Bank Finance

When it comes to financing your next development project, the bank is usually your first point of contact for finance. If you have been through a development finance loan application with a bank before, you will know that it is far from straight forward.

Bank appetite for property development can change monthly. Working with Sokudo Finance on your next development project puts you in the position of knowing which banks will even consider providing you with finance BEFORE you make an application for a development finance loan.
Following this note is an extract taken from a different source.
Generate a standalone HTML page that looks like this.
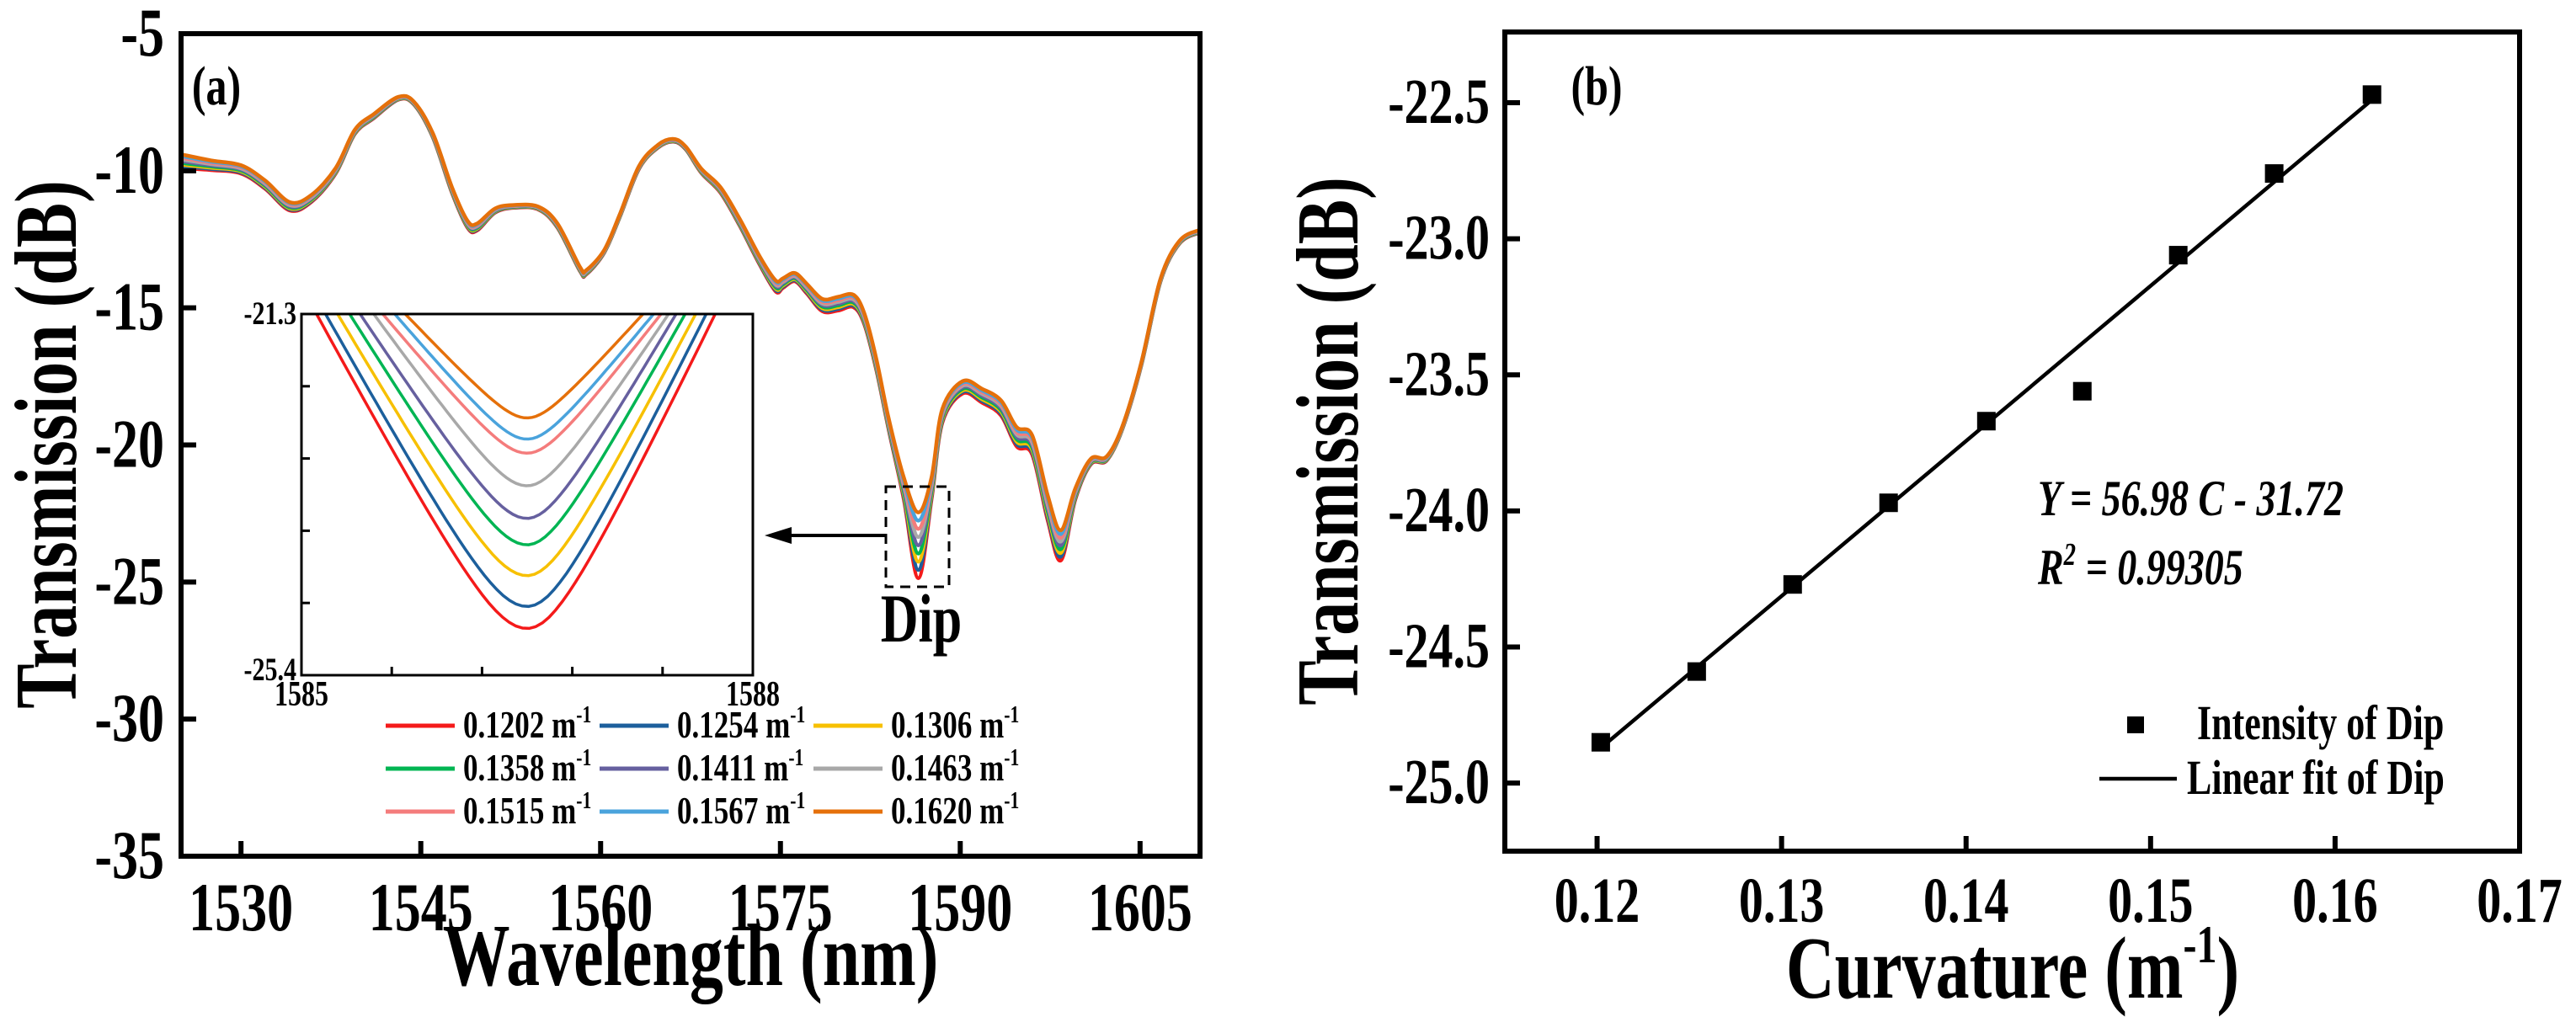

Regardless of project size or complexity, property development finance can be reduced to just one guiding factor, RISK. Our experienced Commercial Finance Specialists can help you to identify, quantify and manage the risk profile of your development project and the sourcing of competitive funds to assist with:

  • Residential and affordable housing
  • Land subdivision
  • Commercial offices and business parks
  • Retail and shopping centres
  • Hotels and lifestyle projects

No Pre Sale Construction Finance

If a bank just wont fund your project without a minimum amount of pre-sales, metrics or other ratios. Sokudo Finance can look to source the funds you need through our network of private investors and lenders who are generally less stringent, requiring minimum or no pre-sales and financial statements.

Some key advantages of no pre-sale construction finance can include:

  • No pre-sales
  • No financial statements
  • Borrowers with credit defaults
  • Fast turn around and approval times
  • Finance to owner builders
  • Finance to finish incomplete projects
  • Borrowers with limited project development experience

Mezzanine Finance & Preferred Equity

Mezzanine finance and preferred equity can be a way to increase a property developers borrowing potential, beyond the limitations of traditional construction finance facilities.

Mezzanine finance is a form of subordinated debt, behind senior debt in terms of ranking on any claim on property assets and ahead of equity. Mezzanine finance is generally secured by a second registered mortgage.

This debt fills the lending gap between the property developers equity and the amount of senior debt available. Preferred equity works in a similar way to Mezzanine finance however, the difference being a second mortgage is not registered.

Development project risk is illustrated in this diagram

Development Finance Loans

When there is a shortfall of equity in your development project, Sokudo Finance can look to source the funds you need through our network of private investors.